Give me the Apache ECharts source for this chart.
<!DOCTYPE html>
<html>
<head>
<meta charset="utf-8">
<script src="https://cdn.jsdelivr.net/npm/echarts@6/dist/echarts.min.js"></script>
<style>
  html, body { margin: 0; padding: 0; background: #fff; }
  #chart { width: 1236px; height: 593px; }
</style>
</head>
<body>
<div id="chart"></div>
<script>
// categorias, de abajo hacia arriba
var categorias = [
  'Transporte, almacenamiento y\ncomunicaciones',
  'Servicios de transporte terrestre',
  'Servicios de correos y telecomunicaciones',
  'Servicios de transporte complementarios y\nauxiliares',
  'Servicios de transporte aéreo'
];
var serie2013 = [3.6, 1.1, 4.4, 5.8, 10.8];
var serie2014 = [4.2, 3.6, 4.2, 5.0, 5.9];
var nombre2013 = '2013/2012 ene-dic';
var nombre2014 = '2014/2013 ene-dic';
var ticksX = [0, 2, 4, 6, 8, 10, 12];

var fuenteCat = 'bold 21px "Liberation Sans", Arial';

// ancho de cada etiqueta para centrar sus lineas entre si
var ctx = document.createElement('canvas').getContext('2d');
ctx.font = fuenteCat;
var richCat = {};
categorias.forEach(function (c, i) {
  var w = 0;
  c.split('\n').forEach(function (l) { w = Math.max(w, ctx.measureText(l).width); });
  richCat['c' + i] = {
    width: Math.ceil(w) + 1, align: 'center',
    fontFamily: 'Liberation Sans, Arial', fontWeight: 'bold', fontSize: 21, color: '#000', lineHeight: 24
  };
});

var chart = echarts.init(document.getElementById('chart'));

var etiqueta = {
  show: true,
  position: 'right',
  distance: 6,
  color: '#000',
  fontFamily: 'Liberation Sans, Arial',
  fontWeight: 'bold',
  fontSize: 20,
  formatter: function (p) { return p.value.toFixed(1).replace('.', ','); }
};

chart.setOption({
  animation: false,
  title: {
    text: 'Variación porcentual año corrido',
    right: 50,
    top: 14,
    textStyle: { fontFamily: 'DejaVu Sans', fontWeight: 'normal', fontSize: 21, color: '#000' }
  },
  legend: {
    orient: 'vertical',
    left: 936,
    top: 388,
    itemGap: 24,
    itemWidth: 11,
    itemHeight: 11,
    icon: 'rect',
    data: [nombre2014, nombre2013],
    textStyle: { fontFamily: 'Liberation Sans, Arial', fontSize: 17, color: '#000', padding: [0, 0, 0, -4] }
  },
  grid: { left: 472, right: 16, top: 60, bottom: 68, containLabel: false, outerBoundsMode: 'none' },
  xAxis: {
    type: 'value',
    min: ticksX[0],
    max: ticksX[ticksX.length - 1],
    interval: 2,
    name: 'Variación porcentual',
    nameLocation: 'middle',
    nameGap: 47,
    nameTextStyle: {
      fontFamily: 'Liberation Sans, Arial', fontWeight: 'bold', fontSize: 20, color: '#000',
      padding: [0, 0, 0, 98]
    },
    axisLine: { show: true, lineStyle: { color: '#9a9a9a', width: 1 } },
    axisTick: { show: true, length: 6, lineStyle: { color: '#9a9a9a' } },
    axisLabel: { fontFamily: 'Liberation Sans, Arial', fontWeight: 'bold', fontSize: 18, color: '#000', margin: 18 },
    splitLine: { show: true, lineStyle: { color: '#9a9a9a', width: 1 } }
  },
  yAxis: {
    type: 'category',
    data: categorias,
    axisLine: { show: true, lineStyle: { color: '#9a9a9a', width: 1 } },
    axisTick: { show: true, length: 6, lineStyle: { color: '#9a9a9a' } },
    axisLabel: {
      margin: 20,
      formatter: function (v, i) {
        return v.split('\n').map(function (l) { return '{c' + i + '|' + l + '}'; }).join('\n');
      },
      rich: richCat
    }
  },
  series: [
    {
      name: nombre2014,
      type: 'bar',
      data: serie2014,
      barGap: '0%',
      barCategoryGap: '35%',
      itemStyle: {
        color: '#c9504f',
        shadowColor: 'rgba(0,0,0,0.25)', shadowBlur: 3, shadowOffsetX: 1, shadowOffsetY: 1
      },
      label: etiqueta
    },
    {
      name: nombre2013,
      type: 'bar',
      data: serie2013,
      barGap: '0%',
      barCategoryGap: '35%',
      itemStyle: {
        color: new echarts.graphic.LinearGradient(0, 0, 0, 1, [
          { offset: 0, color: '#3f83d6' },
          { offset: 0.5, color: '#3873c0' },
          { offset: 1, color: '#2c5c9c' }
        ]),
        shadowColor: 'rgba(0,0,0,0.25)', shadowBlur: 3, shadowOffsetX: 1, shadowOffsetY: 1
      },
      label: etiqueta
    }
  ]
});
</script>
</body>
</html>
=======
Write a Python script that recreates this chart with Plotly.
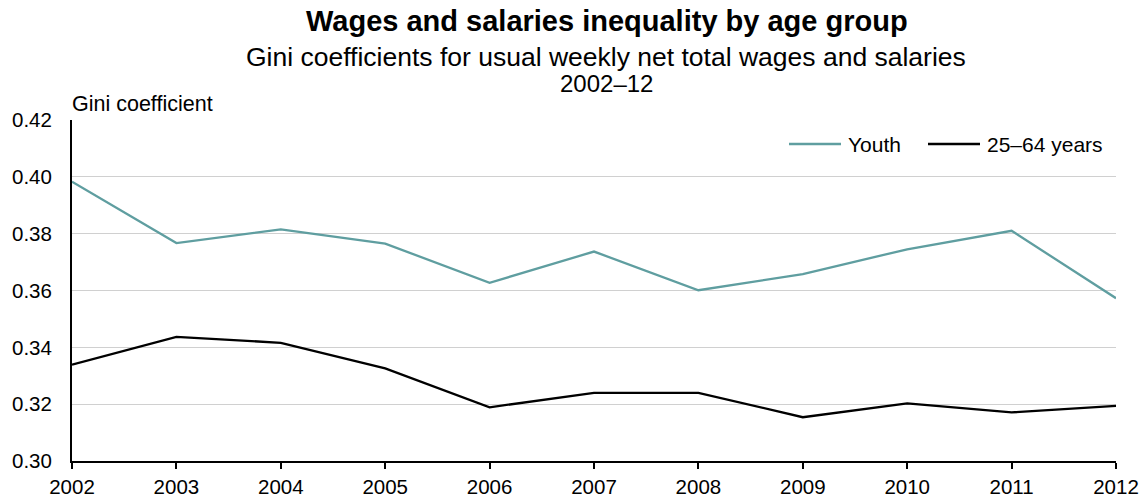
=======
■ **What is required**: Only lines that contain the word "this" are wanted; copy each of them.

■ **Task solution**:
Give me the Apache ECharts source for this chart.
Write a Python script that recreates this chart with Plotly.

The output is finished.